Here are some good ways to save even more money each month and put it towards your future down payment.

  1. Slash your expenses. Every expenditure adds up. Look at your budget and make cuts. Get rid of services that you don't need and rarely use. Do you really need hundreds of TV channels? Look for cheaper alternatives to cable. Reduce your phone bill. Get rid of your land line, if possible. Eat at home rather than going out to restaurants. Those $5 lattes every morning compute to $100 a month. Make your own coffee and take it with you in the morning.
  2. Look for ways to increase your income. Consider a second job or working more overtime, if it's feasible. Sell items you no longer need or want either over the internet or through a garage sale. Money is money… it doesn't matter where it comes from. Put everything you save into your "home" savings account.

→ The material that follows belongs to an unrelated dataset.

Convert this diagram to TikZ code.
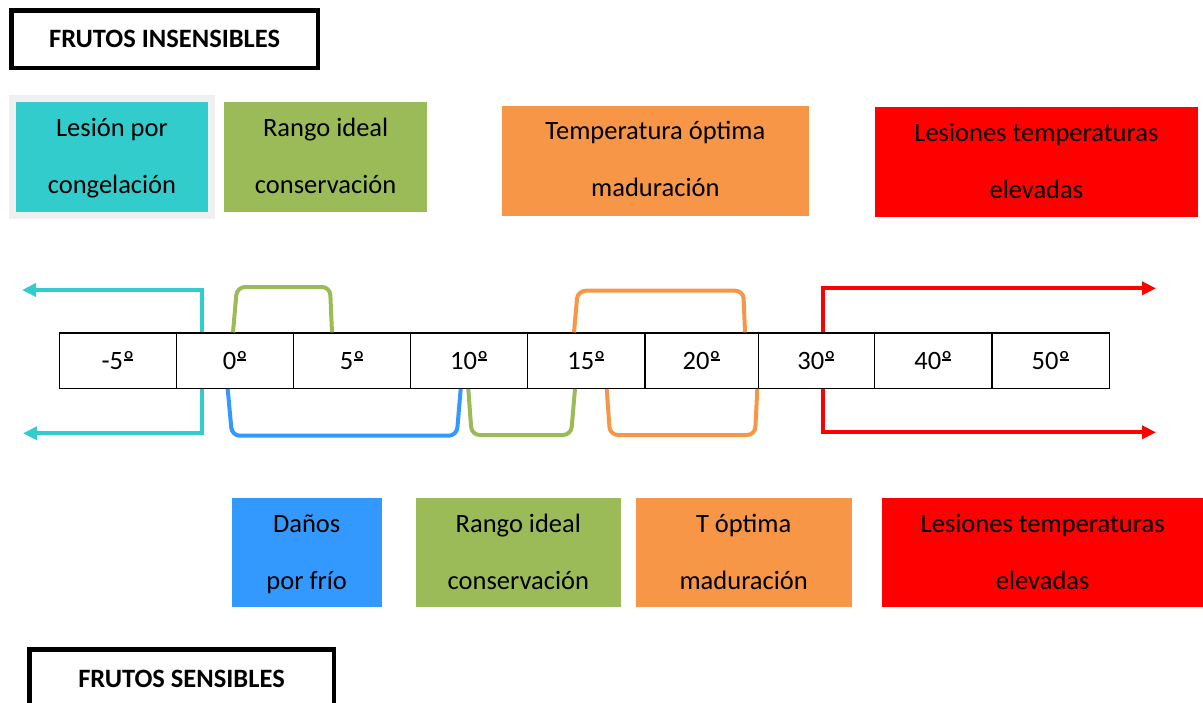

  3. See if your family is able (and willing) to help. Perhaps your parents or other relatives are planning to leave you something "down the road". Find out if they would be willing to help you now with a portion of the down payment you need. You won't know unless you ask.
  4. Lower your rent. This option might not pertain to everyone's situation but if you are paying high rent and may not purchase a home for a while, you may want to consider moving to a less expensive place in the meantime. If you don't want to move maybe you could get a roommate, if it's possible. That would immediately cut your moving expenses in half.

Watching your savings grow can be wonderful motivation to stay on course with your budget and savings plan. With patience and good money management skills, your dream of homeownership can become a reality sooner than you think. The smart financial decisions you learn to make now will bring great rewards going forward.